With respect to a particular cross-border good, we can look to crude oil. Canada produces crude oil, chiefly in the province of Alberta. This oil is then transported by pipeline to American refineries, where it is refined into products like gasoline, jet fuel, and products like polypropylene and ethylene, which are the building blocks of plastics. This gasoline, jet fuel, and other products, are both used within the United States and exported, including to Canada. Through this supply chain, the United States is supplied with inexpensive oil from Canada which it sells back to Canada at a profit. Tariffs on Canadian imports, tariffs such as the ones that Trump briefly imposed on Canada in early February 2025, which taxed Canadian oil at 10%, would prove to be disadvantageous for the United States. American refineries would either need to find another supplier for crude oil, or raise their prices by at least 10%.

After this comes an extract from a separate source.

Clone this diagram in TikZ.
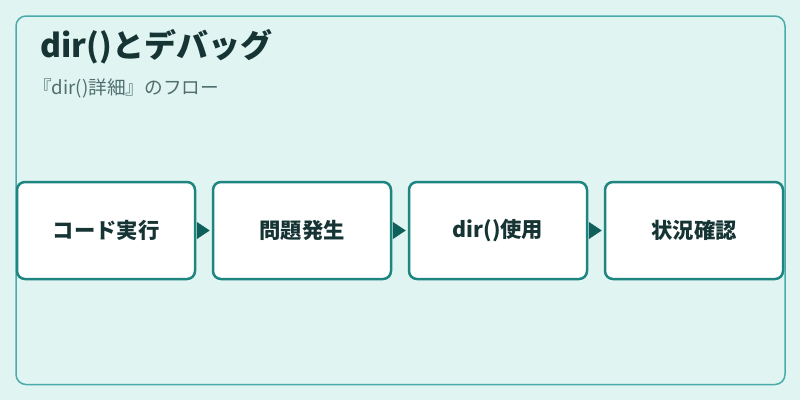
\documentclass[tikz,border=0pt]{standalone}
\usepackage{fontspec}
\setmainfont{Noto Sans CJK JP}
\usetikzlibrary{arrows.meta}
\definecolor{bgc}{HTML}{E0F4F2}
\definecolor{framec}{HTML}{4AACAA}
\definecolor{boxc}{HTML}{1E8580}
\definecolor{arrc}{HTML}{0F5F5A}
\definecolor{txtc}{HTML}{163434}
\definecolor{subc}{HTML}{4F6F6F}
\tikzset{
  stepbox/.style={draw=boxc, line width=2.5*0.75pt, fill=white, rounded corners=8*0.75pt,
    minimum width=178*0.75pt, minimum height=97*0.75pt, inner sep=0pt,
    font=\fontsize{16pt}{19pt}\selectfont\bfseries, text=txtc},
  arr/.style={arrc, line width=0.5pt, -{Triangle[length=13*0.75pt, width=17*0.75pt]},
    shorten <=2*0.75pt, shorten >=2*0.75pt}
}
\begin{document}
\begin{tikzpicture}[x=0.75pt,y=-0.75pt]
\useasboundingbox (0,0) rectangle (800,400);
\fill[bgc] (0,0) rectangle (800,400);
\draw[framec, line width=1.5*0.75pt, rounded corners=10*0.75pt] (16,16) rectangle (785,384.5);
\node[anchor=west, inner sep=0pt, text=txtc, font=\fontsize{24pt}{28pt}\selectfont\bfseries] (title) at (40,47) {dir()とデバッグ};
\node[anchor=west, inner sep=0pt, text=subc, font=\fontsize{14pt}{17pt}\selectfont] (sub) at (33,88) {『dir()詳細』のフロー};
\node[stepbox] (b1) at (106,230.5) {コード実行};
\node[stepbox] (b2) at (302,230.5) {問題発生};
\node[stepbox] (b3) at (498,230.5) {dir()使用};
\node[stepbox] (b4) at (694,230.5) {状況確認};
\draw[arr] (b1) -- (b2);
\draw[arr] (b2) -- (b3);
\draw[arr] (b3) -- (b4);
\end{tikzpicture}
\end{document}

Despite these advantages, there is no doubt that that many Americans have suffered because deindustrialization, the same deindustrialization that can be attributed to free trade. Higher costs in the United States do mean that American factory workers must be paid higher wages than workers abroad, and thus the decline in American factory jobs. With that being said, I do not think tariffs can reverse these trends. Tariffs may benefit tariffed industries, but they limit American access to foreign markets, while raising costs for American manufacturers. As previously noted, tariffs are reciprocal in nature. Because of this, for every industry that benefits from tariffs on foreign imports, there are industries which suffer from the reciprocal tariffs placed on their exports. Fundamentally, I do not think tariffs actually resolve the issues with American manufacturing, and can cause more problems than they solve.

As such, I think it can be agreed upon that Donald Trump is incorrect in that the United States loses because of its trade deficits and that tariffs are the solution to this trade deficit. While tariffs do benefit the tariffed industry, their reciprocal nature makes it harder for American exporters to sell their products abroad. In particular, tariffs on Canadian and Mexican imports disrupt the cross-border supply chains that American manufacturing benefits from. Furthermore, the United States benefits from imports of Canadian crude oil, which would be made more difficult by tariffs. The United States may buy more in value than it sells, but what it sells, it sells because of complex supply chains. Tariffs make it harder for American manufacturers to buy the raw materials they need to manufacture and to sell the products they manufacture. Therefore, the United States must find a route other than tariffs to alleviate its decline.